There the good news stopped. This is the situation as I see it:
1. Hammond didn't even mention the deficit. The one that matters most that is. He failed to highlight the dreadful UK balance of payments deficit and so failed to come up with a long term strategy to tackle it.
2. His strategy for tackling the deficit on government spending and receipts is an interesting one. Hope for the best. Some time down the line we might balance the budget. You never know we might be lucky and inflation will deal with it. Ignore the crisis of rising care costs. Pretend the crisis of NHS costs can be tackled with a few small gestures. Remove one or two of the very worst excesses of the austerity cuts and hope that no one notices that the others are starting to bite very badly and there is still no sign of a balanced budget.
3. He has given money to building developers in the hope that they suddenly turn into nice people who care about meeting the needs of the poorest in society and will use brown field sites well. He not only continues to starve housing associations of cash to build and to block all meaningful construction of new council homes. He goes in for more sales of housing association homes. Don't be surprised when the green belt is destroyed but there is still a housing crisis.
4. He has raised the tax threshold and claimed that he's done so to help those who are just managing. Then he has failed to claw back the bonanza this gives to higher rate tax payers. Instead he is also raising the threshold for higher tax payments to £50,000. In other words he has just transferred even more money to those who are managing very well indeed.
5. He has announced plans to invest in infrastructure and to help deprived regions. Weak plans that are out of all proportion to the scale of the need. Tired plans for new road schemes mixed in with limited plans for broadband technology. No plans for integrated rail transport network covering the north efficiently. No plans to properly kick start the green energy companies we need for the future.
6. He has given incentives to oil and gas companies to carry on drilling and done nothing to incentivise people to cut down on energy use. This means no help for people to cut their energy bills and no realistic plans to deal quickly and easily with a dangerous gap that is emerging between use of energy and supply. Instead he chose to cut the cost of petrol at the pumps in the hope it would win a few votes.
7. He is wasting tax payers money on creating new religious schools and new grammar schools in an attempt to segregate upper middle class children from kids that will be left in demoralised secondary modern schools that have been starved of funds and told off for failing to achieve better results whilst losing their most talented pupils.

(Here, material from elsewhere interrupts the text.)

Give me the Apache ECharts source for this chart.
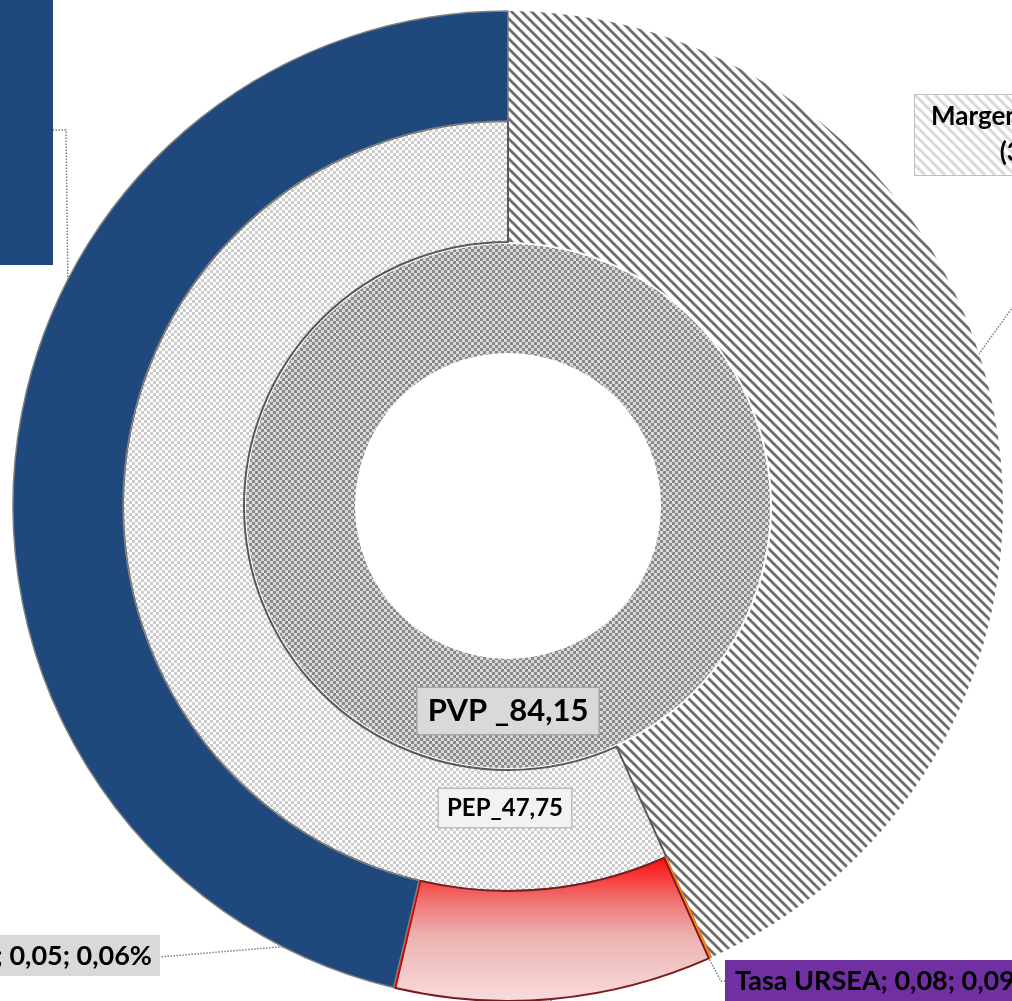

8. He has utterly failed to present us with an economic plan for Brexit. The UK parliament has still not been given any clues as to what the broad negotiating strategy is or how we intend to prepare for this major economic shock. In two years and five months we lose free access to over 40% of our export markets and have to hope that we will sell enough to the rest of the world to make up for any losses. There was no strategy for making British industry more competitive or the British service industry more trustworthy and reliable. Perhaps Hammond is hoping something will turn up to save our economy. Most of the rest of the nation was hoping to see an effective plan.
9. He announced plans to help UK car industries to invest in modern electric vehicles. Something that sounds great and looks like he finally got a key message. Until you realise that what he was actually announcing was the scale of the bribe he had to make to Nissan to persuade it to carry on making cars in Sunderland. Nissan clearly understood where technology was going and forced his hand.
10. He said nothing about the Bank of England's use of a further £170 billion of quantitative easing money. The previous £370 billion was frittered away on buying dubious assets from banks in order to supply them with more cash. Why is he allowing the Bank of England to fritter away the next and probably the last tranche of free money which they only dare create at a time of very low inflation.
Imagine what Hammond could have done with £170 billion to spend on long term investment in restructuring the British economy.
No, hang on, scrub that comment.
It might be more enlightening to imagine what a competent and far sighted Chancellor could have done with £170 billion to spend on long term investment. Because Hammond has just proved that he doesn't fall into that category.